West Australian fish chowder

Driving to Treeton at Easter, we took basic ingredients for our local version of a New England fish chowder.  With a promise of guests and a cool Saturday evening, this soup is simple, delicious and quick to prepare.

The secret of a great fish chowder is combining some ingredients that disintegrate into the soup and others that hold their form and texture.

Buying fish in Perth from the Crawley boatsheds caravan, I picked orange roughy fillet and one perfect swordfish steak.

Just past the Dawesville Cut, I pulled in to buy whiting fillets (perfect for the stock) and some local prawns. 

Two fresh loaves of olive ciabatta from the Lawley Bakery, purple Royal Blue potatoes and fresh parsley finished the shopping.

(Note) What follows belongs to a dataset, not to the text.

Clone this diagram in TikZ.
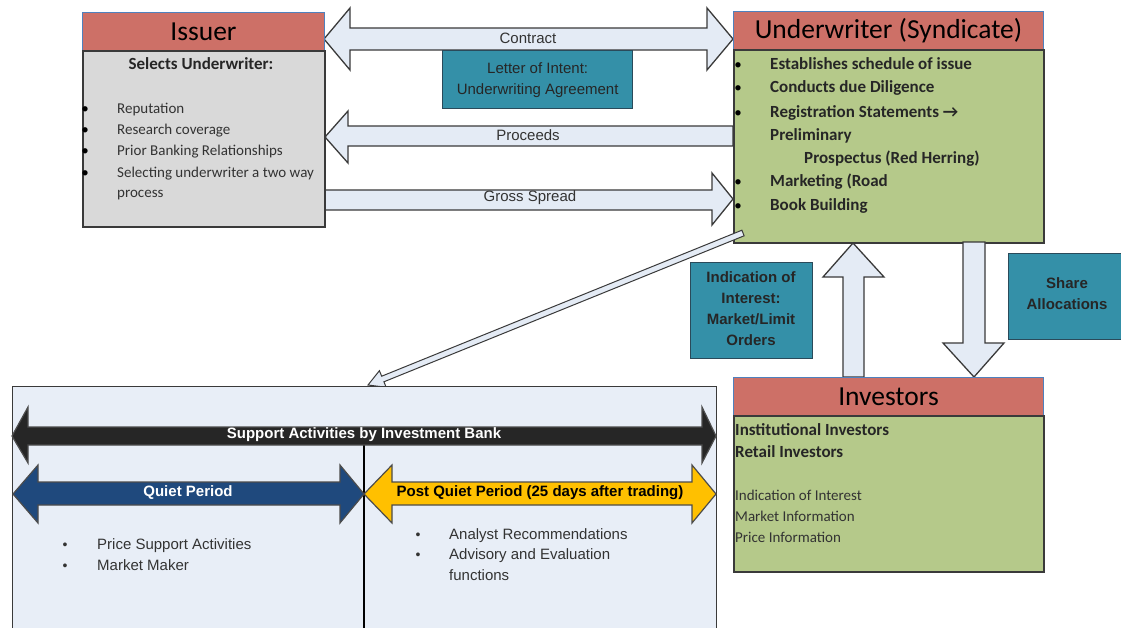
\documentclass[tikz,border=0pt]{standalone}
\usepackage{fontspec}
\setmainfont{Carlito}
\newfontfamily\arial{Liberation Sans}
\definecolor{hdrfill}{HTML}{CD7067}
\definecolor{hdrline}{HTML}{4F81BD}
\definecolor{boxline}{HTML}{3A3A3A}
\definecolor{graybody}{HTML}{D9D9D9}
\definecolor{greenbody}{HTML}{B5C98A}
\definecolor{tealfill}{HTML}{3490A8}
\definecolor{tealline}{HTML}{2A4A5A}
\definecolor{arrowfill}{HTML}{E4EBF5}
\definecolor{arrowline}{HTML}{3A3A3A}
\definecolor{panelfill}{HTML}{E8EEF7}
\definecolor{qblue}{HTML}{1F497D}
\definecolor{qyellow}{HTML}{FFC000}
\definecolor{txtgray}{HTML}{333333}
\begin{document}
\begin{tikzpicture}[x=1pt,y=-1pt,
  hdr/.style={rectangle, draw=hdrline, fill=hdrfill, line width=1pt, inner sep=0pt, anchor=north west},
  graybox/.style={rectangle, draw=boxline, fill=graybody, line width=1.5pt, inner sep=0pt, anchor=north west},
  greenbox/.style={rectangle, draw=boxline, fill=greenbody, line width=1.5pt, inner sep=0pt, anchor=north west},
  tealbox/.style={rectangle, draw=tealline, fill=tealfill, line width=1.3pt, inner sep=0pt, anchor=north west},
  panel/.style={rectangle, draw=boxline, fill=panelfill, line width=1.3pt, inner sep=0pt, anchor=north west},
  blockarrow/.style={draw=arrowline, fill=arrowfill, line width=1.3pt, line join=miter},
  hdrtext/.style={font=\fontsize{27.5}{31}\selectfont, text=black},
  boldline/.style={font=\bfseries\fontsize{17}{20}\selectfont, anchor=mid west, inner sep=0pt, text=black!85},
  regline/.style={font=\fontsize{15}{18}\selectfont, anchor=mid west, inner sep=0pt, text=black!80},
  bul/.style={font=\fontsize{15}{18}\selectfont, anchor=mid, inner sep=0pt, text=black},
  lbl/.style={font=\arial\fontsize{15}{17}\selectfont, text=txtgray, inner sep=0pt},
  teallbl/.style={font=\arial\fontsize{15}{21}\selectfont, text=black!85, align=center, inner sep=0pt},
  teallblb/.style={font=\arial\bfseries\fontsize{15}{21}\selectfont, text=black!85, align=center, inner sep=0pt},
  areg/.style={font=\arial\fontsize{15}{17}\selectfont, anchor=mid west, inner sep=0pt, text=txtgray},
  abul/.style={font=\arial\fontsize{14}{16}\selectfont, anchor=mid, inner sep=0pt, text=txtgray},
  barlbl/.style={font=\arial\bfseries\fontsize{15}{17}\selectfont, inner sep=0pt}
]
\useasboundingbox (0,0) rectangle (1121,627);
\fill[white] (0,0) rectangle (1121,627);

% ---------- block arrows between Issuer and Underwriter ----------
\draw[blockarrow] (324,39) -- (350,8) -- (350,28) -- (707,28) -- (707,8) -- (733,39)
  -- (707,70) -- (707,50) -- (350,50) -- (350,70) -- cycle;
\node[lbl] (contract) at (528,38) {Contract};

\draw[blockarrow] (733,126) -- (348,126) -- (348,111) -- (325,137) -- (348,163) -- (348,146) -- (733,146) -- cycle;
\node[lbl] (proceeds) at (528,135) {Proceeds};

\draw[blockarrow] (324,190) -- (712,190) -- (712,173) -- (733,199) -- (712,225) -- (712,210) -- (324,210) -- cycle;
\node[lbl] (gross) at (530,198) {Gross Spread};

% ---------- Issuer ----------
\node[hdr, minimum width=242pt, minimum height=38pt] (issuerHead) at (82,12) {};
\node[graybox, minimum width=242pt, minimum height=176pt] (issuerBody) at (82,50) {};
\node[hdrtext] (issuerT) at (issuerHead.center) {Issuer};
\node[font=\bfseries\fontsize{17}{20}\selectfont, text=black!85, anchor=mid] (selects) at (201,67) {Selects Underwriter:};
\foreach \yy/\tt [count=\i] in {111/Reputation,132/Research coverage,153/Prior Banking Relationships,175/Selecting underwriter a two way} {
  \node[bul] (ib\i) at (85,\yy) {•};
  \node[regline] (it\i) at (117,\yy) {\tt};
}
\node[regline] (it5) at (117,195) {process};

% ---------- Underwriter ----------
\node[hdr, minimum width=310pt, minimum height=38pt] (uwHead) at (733,11) {};
\node[greenbox, minimum width=310pt, minimum height=193pt] (uwBody) at (733,49) {};
\node[hdrtext] (uwT) at (uwHead.center) {Underwriter (Syndicate)};
\foreach \yy/\tt [count=\i] in {67/Establishes schedule of issue,90/Conducts due Diligence,115/Registration Statements →,184/Marketing (Road,208/Book Building} {
  \node[bul] (ub\i) at (738,\yy) {•};
  \node[boldline] (ut\i) at (770,\yy) {\tt};
}
\node[boldline] (ut6) at (770,138) {Preliminary};
\node[boldline] (ut7) at (804,161) {Prospectus (Red Herring)};

% ---------- Letter of intent ----------
\node[tealbox, minimum width=190pt, minimum height=58pt] (loi) at (442,50) {};
\node[teallbl] (loiT) at (loi.center) {Letter of Intent:\\Underwriting Agreement};

% ---------- diagonal arrow ----------
\draw[blockarrow, line width=1pt] (744.1,235.8) -- (383.9,381.8) -- (386.2,387.3) -- (368,385)
  -- (379.4,370.7) -- (381.7,376.2) -- (741.9,230.2) -- cycle;

% ---------- vertical arrows ----------
\draw[blockarrow] (843,377) -- (843,277) -- (823,277) -- (853,243) -- (884,277) -- (864,277) -- (864,377) -- cycle;
\draw[blockarrow] (963,242) -- (963,343) -- (943,343) -- (974,377) -- (1004,343) -- (985,343) -- (985,242) -- cycle;

\node[tealbox, minimum width=122pt, minimum height=96pt] (ioi) at (690,262) {};
\node[teallblb] (ioiT) at (751,309) {Indication of\\Interest:\\Market/Limit\\Orders};
\node[tealbox, minimum width=116pt, minimum height=86pt] (share) at (1008,253) {};
\node[teallblb] (shareT) at (1067,294) {Share\\Allocations};

% ---------- Investors ----------
\node[hdr, minimum width=310pt, minimum height=38pt] (invHead) at (733,377) {};
\node[greenbox, minimum width=310pt, minimum height=156pt] (invBody) at (733,415) {};
\node[hdrtext] (invT) at (invHead.center) {Investors};
\node[boldline] (iv1) at (735,433) {Institutional Investors};
\node[boldline] (iv2) at (735,455) {Retail Investors};
\node[regline] (iv3) at (735,498) {Indication of Interest};
\node[regline] (iv4) at (735,519) {Market Information};
\node[regline] (iv5) at (735,540) {Price Information};

% ---------- bottom panel ----------
\node[panel, minimum width=704pt, minimum height=250pt] (panelBox) at (12,386) {};
\coordinate (divTop) at (364,445);
\coordinate (divBot) at (364,630);
\draw[black, line width=2pt] (divTop) -- (divBot);

\draw[draw=black!70, fill=black!85, line width=1.2pt, line join=miter] (12,436) -- (28,407) -- (28,427) -- (702,427) -- (702,407) -- (716,436)
  -- (702,463) -- (702,445) -- (28,445) -- (28,463) -- cycle;
\node[barlbl, text=white] (supT) at (364,435) {Support Activities by Investment Bank};

\draw[draw=black!70, fill=qblue, line width=1.2pt, line join=miter] (13,494) -- (38,465) -- (38,482) -- (340,482) -- (340,465) -- (364,494)
  -- (340,523) -- (340,505) -- (38,505) -- (38,523) -- cycle;
\node[barlbl, text=white] (qT) at (188,493) {Quiet Period};

\draw[draw=black!70, fill=qyellow, line width=1.2pt, line join=miter] (364,494) -- (392,465) -- (392,482) -- (692,482) -- (692,465) -- (716,494)
  -- (692,523) -- (692,505) -- (392,505) -- (392,523) -- cycle;
\node[barlbl, text=black] (pqT) at (540,493) {Post Quiet Period (25 days after trading)};

\node[abul] (pb1) at (65,547) {•};
\node[areg] (pt1) at (97,547) {Price Support Activities};
\node[abul] (pb2) at (65,568) {•};
\node[areg] (pt2) at (97,568) {Market Maker};
\node[abul] (qb1) at (418,537) {•};
\node[areg] (qt1) at (449,537) {Analyst Recommendations};
\node[abul] (qb2) at (418,557) {•};
\node[areg] (qt2) at (449,557) {Advisory and Evaluation};
\node[areg] (qt3) at (449,578) {functions};
\end{tikzpicture}
\end{document}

Ingredients (for 10 good servings)

1.5kg fish, cut into 3-4cm pieces

Optional: 0.5kg uncooked prawn flesh

0,5kg rindless bacon, cut into small strips

5 large onions, coarsely chopped

6-8 large potatoes, sliced to 0.5cm

Large bunch of parsley, chopped finely

Salt and a pinch of cayenne to taste. 

1-2 tablespoons  of flour.

Preparation time is maybe 25 minutes if you go slowly and enjoy the sunset.   In a (very) large saucepan, spread thin layers of the ingredients in the order: bacon, fish. onion, parsley, potato slices and then repeat.  Just cover the ingredients with water, bring to the boil and with the flame down to  a low simmer, you can walk away from the kitchen.  After 45 minutes, take a ladle of the stock and carefully blend the flour.  Pour this back into the saucepan and stir gently. Simmer gently for a further 10 minutes.

Serve at the table with your choice of bread and maybe a fresh green salad on the side.  White and red wines both go wonderfully with this dish:  I chose the 2008 Treeton Estate Chardonnay.